Public sector banks (PSBs) which once battled with poor asset quality, bad debt, capital adequacy issues and weak balance sheets have reported a stellar performance in the July-September quarter

By addressing the underlying causes behind the build-up of stress in PSBs through comprehensive reform to change credit culture and tighten discipline for stakeholders across the financial system, institutionalisation of robust underwriting and monitoring, fundamental governance reforms, and leveraging of the transformation potential of technology, the risk of recurrence of excessive stress in PSBs has been considerably minimised and PSBs have emerged stronger.

Stellar performance of India’s Banking Sector 

The Indian banking industry is in a far better position today. Public sector banks (PSBs) which once battled with poor asset quality, bad debt, capital adequacy issues, and weak balance sheets have reported a stellar performance in the July-September quarter with some even reporting record profits. They have also recorded an impressive pace of credit growth. The turnaround in the performance of public sector banks is also getting reflected in the stock market performance of these banks.

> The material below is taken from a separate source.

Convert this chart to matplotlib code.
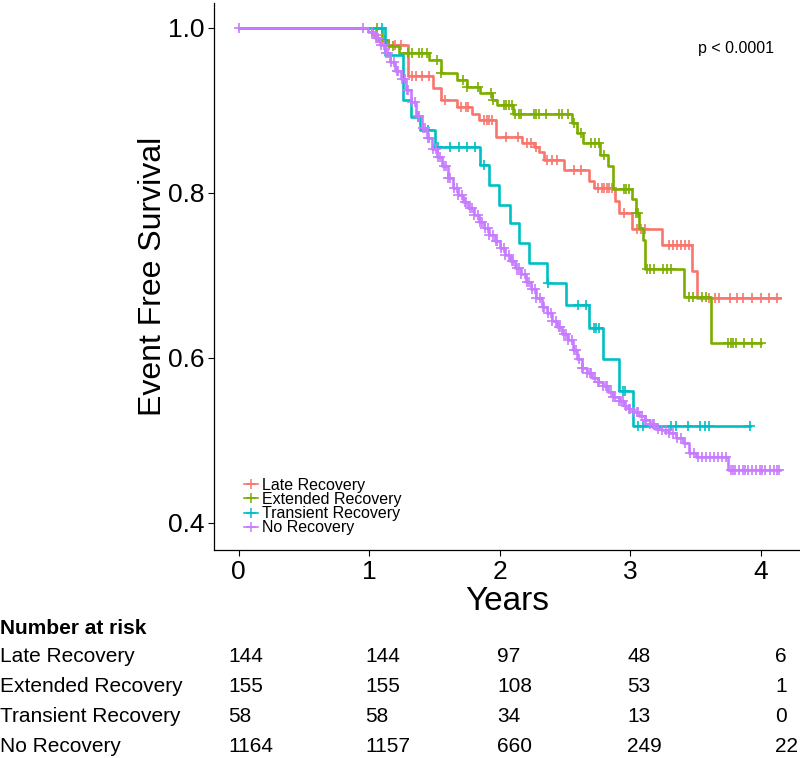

The goal set by the Government of India for growth in several sectors through Aatma Nirbhar Bharat, data localisation, promotion of manufacturing in India etc. will not be achievable without a strong and growing banking sector since each of these areas would need long term lending. Hence the road ahead for the banking sector is one of growth and expansion. No doubt that this could be possible due to Government’s comprehensive 4R’s strategy of Recognising NPAs transparently, Resolution and recovery, Recapitalising PSBs, and Reforms in the financial ecosystem. But one more factor is behind all these efforts are workforce of the Banking Industry. At present there is a tremendous pressure on the workforce, since there is a shortfall in the recruitment of workforce. If government take corrective action in this regard, surely these banks can show for growth and contributed in Aatam Nirbhar Bharat.